PROBLEM DETAILS
Can you transcribe the data exactly? Leave the pictures out.

COLLECTED DATA

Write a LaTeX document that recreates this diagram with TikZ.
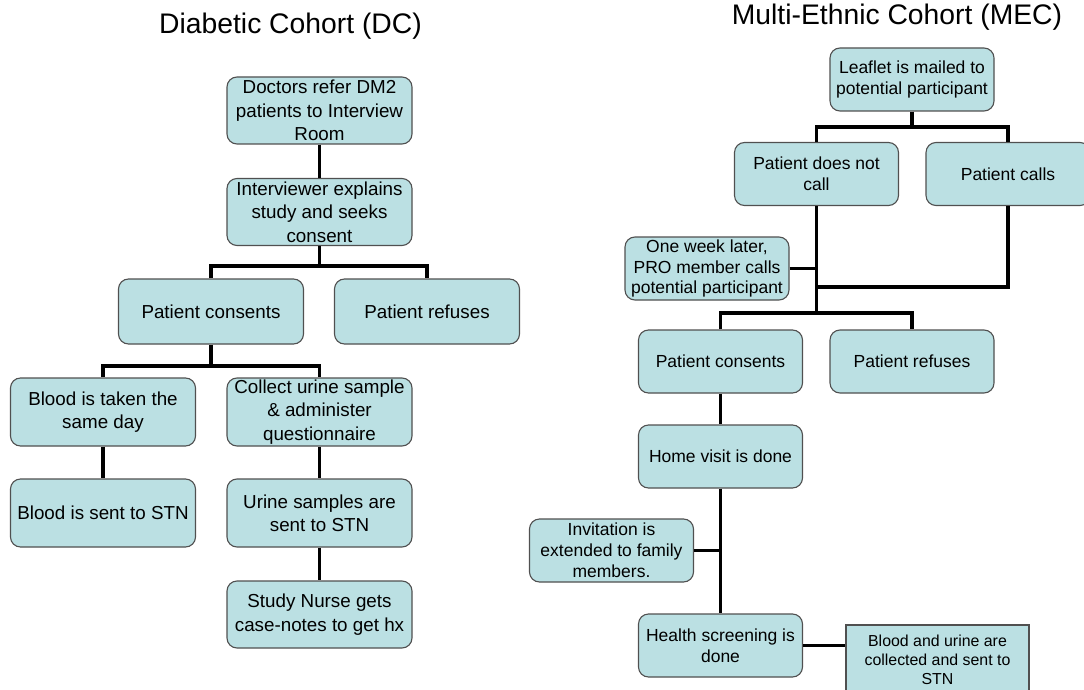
\documentclass[tikz,border=0pt]{standalone}
\usepackage{fontspec}
\setmainfont{Liberation Sans}
\definecolor{boxfill}{RGB}{187,224,227}
\definecolor{boxline}{RGB}{80,80,80}
\begin{document}
\begin{tikzpicture}[x=1pt,y=-1pt,
  box/.style={draw=boxline, line width=1.1pt, fill=boxfill, rounded corners=10pt, inner sep=0pt, align=center, text=black},
  dcbox/.style={box, minimum width=185pt, minimum height=67pt, font=\fontsize{18.8}{23.3}\selectfont},
  mecbox/.style={box, minimum width=164pt, minimum height=63pt, font=\fontsize{17.5}{20.8}\selectfont},
  sqbox/.style={box, rounded corners=0pt, minimum width=183pt, minimum height=70pt, font=\fontsize{15.9}{19}\selectfont},
  conn/.style={line width=3.6pt, line join=miter, black},
  thinconn/.style={line width=3pt, line join=miter, black},
  ttl/.style={anchor=base, inner sep=0pt, font=\fontsize{28.3}{34}\selectfont}]
\useasboundingbox (0,0) rectangle (1084,690);
\fill[white] (0,0) rectangle (1084,690);
\clip (0,0) rectangle (1084,690);

% ---------- Titles ----------
\node[ttl] (tdc) at (290.5,34) {Diabetic Cohort (DC)};
\node[ttl] (tmec) at (897,25) {Multi-Ethnic Cohort (MEC)};

% ---------- Diabetic Cohort ----------
\node[dcbox] (doc) at (319.5,110.5) {Doctors refer DM2\\patients to Interview\\Room};
\node[dcbox] (int) at (319.5,212) {Interviewer explains\\study and seeks\\consent};
\node[dcbox, minimum height=65pt] (pc) at (211,311.5) {Patient consents};
\node[dcbox, minimum height=65pt] (pr) at (427,311.5) {Patient refuses};
\node[dcbox, minimum height=68pt] (bt) at (103,412) {Blood is taken the\\same day};
\node[dcbox, minimum height=68pt] (cu) at (319.5,412) {Collect urine sample\\\& administer\\questionnaire};
\node[dcbox, minimum height=68pt] (bs) at (103,513) {Blood is sent to STN};
\node[dcbox, minimum height=68pt] (us) at (319.5,513) {Urine samples are\\sent to STN};
\node[dcbox] (sn) at (319.5,614.5) {Study Nurse gets\\case-notes to get hx};

\coordinate (b1) at (319.5,266);
\coordinate (b2) at (211,366);
\draw[conn] (doc.south) -- (int.north);
\draw[conn] (int.south) -- (b1);
\draw[conn] (pc.north) |- (b1) -| (pr.north);
\draw[conn] (pc.south) -- (b2);
\draw[conn] (bt.north) |- (b2) -| (cu.north);
\draw[conn] (bt.south) -- (bs.north);
\draw[conn] (cu.south) -- (us.north);
\draw[conn] (us.south) -- (sn.north);

% ---------- Multi-Ethnic Cohort ----------
\node[mecbox] (leaf) at (912,79.5) {Leaflet is mailed to\\potential participant};
\node[mecbox] (pdn) at (816.5,174) {Patient does not\\call};
\node[mecbox] (pcall) at (1008,174) {Patient calls};
\node[mecbox] (week) at (707,268.5) {One week later,\\PRO member calls\\potential participant};
\node[mecbox] (mpc) at (720.5,361.5) {Patient consents};
\node[mecbox] (mpr) at (912,361.5) {Patient refuses};
\node[mecbox] (home) at (720.5,456.5) {Home visit is done};
\node[mecbox] (inv) at (611.5,550.5) {Invitation is\\extended to family\\members.};
\node[mecbox] (hs) at (720.5,645.5) {Health screening is\\done};
\node[sqbox] (bu) at (937.5,660) {Blood and urine are\\collected and sent to\\STN};

\coordinate (m1) at (912,127);
\coordinate (m2) at (816.5,287);
\coordinate (m3) at (816.5,313);
\draw[conn] (leaf.south) -- (m1);
\draw[conn] (pdn.north) |- (m1) -| (pcall.north);
\draw[conn] (pdn.south) -- (m3);
\draw[conn] (pcall.south) |- (m2);
\draw[conn] (week.east) -- (week.east -| pdn.south);
\draw[conn] (mpc.north) |- (m3) -| (mpr.north);
\draw[conn] (mpc.south) -- (home.north);
\draw[conn] (home.south) -- (hs.north);
\draw[conn] (inv.east) -- (inv.east -| home.south);
\draw[thinconn] (hs.east) -- (hs.east -| bu.west);
\end{tikzpicture}
\end{document}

ANSWER TO THE TASK
Write a LaTeX document that recreates this diagram with TikZ.
\documentclass[tikz,border=0pt]{standalone}
\usepackage{fontspec}
\setmainfont{Liberation Sans}
\definecolor{boxfill}{RGB}{187,224,227}
\definecolor{boxline}{RGB}{80,80,80}
\begin{document}
\begin{tikzpicture}[x=1pt,y=-1pt,
  box/.style={draw=boxline, line width=1.1pt, fill=boxfill, rounded corners=10pt, inner sep=0pt, align=center, text=black},
  dcbox/.style={box, minimum width=185pt, minimum height=67pt, font=\fontsize{18.8}{23.3}\selectfont},
  mecbox/.style={box, minimum width=164pt, minimum height=63pt, font=\fontsize{17.5}{20.8}\selectfont},
  sqbox/.style={box, rounded corners=0pt, minimum width=183pt, minimum height=70pt, font=\fontsize{15.9}{19}\selectfont},
  conn/.style={line width=3.6pt, line join=miter, black},
  thinconn/.style={line width=3pt, line join=miter, black},
  ttl/.style={anchor=base, inner sep=0pt, font=\fontsize{28.3}{34}\selectfont}]
\useasboundingbox (0,0) rectangle (1084,690);
\fill[white] (0,0) rectangle (1084,690);
\clip (0,0) rectangle (1084,690);

% ---------- Titles ----------
\node[ttl] (tdc) at (290.5,34) {Diabetic Cohort (DC)};
\node[ttl] (tmec) at (897,25) {Multi-Ethnic Cohort (MEC)};

% ---------- Diabetic Cohort ----------
\node[dcbox] (doc) at (319.5,110.5) {Doctors refer DM2\\patients to Interview\\Room};
\node[dcbox] (int) at (319.5,212) {Interviewer explains\\study and seeks\\consent};
\node[dcbox, minimum height=65pt] (pc) at (211,311.5) {Patient consents};
\node[dcbox, minimum height=65pt] (pr) at (427,311.5) {Patient refuses};
\node[dcbox, minimum height=68pt] (bt) at (103,412) {Blood is taken the\\same day};
\node[dcbox, minimum height=68pt] (cu) at (319.5,412) {Collect urine sample\\\& administer\\questionnaire};
\node[dcbox, minimum height=68pt] (bs) at (103,513) {Blood is sent to STN};
\node[dcbox, minimum height=68pt] (us) at (319.5,513) {Urine samples are\\sent to STN};
\node[dcbox] (sn) at (319.5,614.5) {Study Nurse gets\\case-notes to get hx};

\coordinate (b1) at (319.5,266);
\coordinate (b2) at (211,366);
\draw[conn] (doc.south) -- (int.north);
\draw[conn] (int.south) -- (b1);
\draw[conn] (pc.north) |- (b1) -| (pr.north);
\draw[conn] (pc.south) -- (b2);
\draw[conn] (bt.north) |- (b2) -| (cu.north);
\draw[conn] (bt.south) -- (bs.north);
\draw[conn] (cu.south) -- (us.north);
\draw[conn] (us.south) -- (sn.north);

% ---------- Multi-Ethnic Cohort ----------
\node[mecbox] (leaf) at (912,79.5) {Leaflet is mailed to\\potential participant};
\node[mecbox] (pdn) at (816.5,174) {Patient does not\\call};
\node[mecbox] (pcall) at (1008,174) {Patient calls};
\node[mecbox] (week) at (707,268.5) {One week later,\\PRO member calls\\potential participant};
\node[mecbox] (mpc) at (720.5,361.5) {Patient consents};
\node[mecbox] (mpr) at (912,361.5) {Patient refuses};
\node[mecbox] (home) at (720.5,456.5) {Home visit is done};
\node[mecbox] (inv) at (611.5,550.5) {Invitation is\\extended to family\\members.};
\node[mecbox] (hs) at (720.5,645.5) {Health screening is\\done};
\node[sqbox] (bu) at (937.5,660) {Blood and urine are\\collected and sent to\\STN};

\coordinate (m1) at (912,127);
\coordinate (m2) at (816.5,287);
\coordinate (m3) at (816.5,313);
\draw[conn] (leaf.south) -- (m1);
\draw[conn] (pdn.north) |- (m1) -| (pcall.north);
\draw[conn] (pdn.south) -- (m3);
\draw[conn] (pcall.south) |- (m2);
\draw[conn] (week.east) -- (week.east -| pdn.south);
\draw[conn] (mpc.north) |- (m3) -| (mpr.north);
\draw[conn] (mpc.south) -- (home.north);
\draw[conn] (home.south) -- (hs.north);
\draw[conn] (inv.east) -- (inv.east -| home.south);
\draw[thinconn] (hs.east) -- (hs.east -| bu.west);
\end{tikzpicture}
\end{document}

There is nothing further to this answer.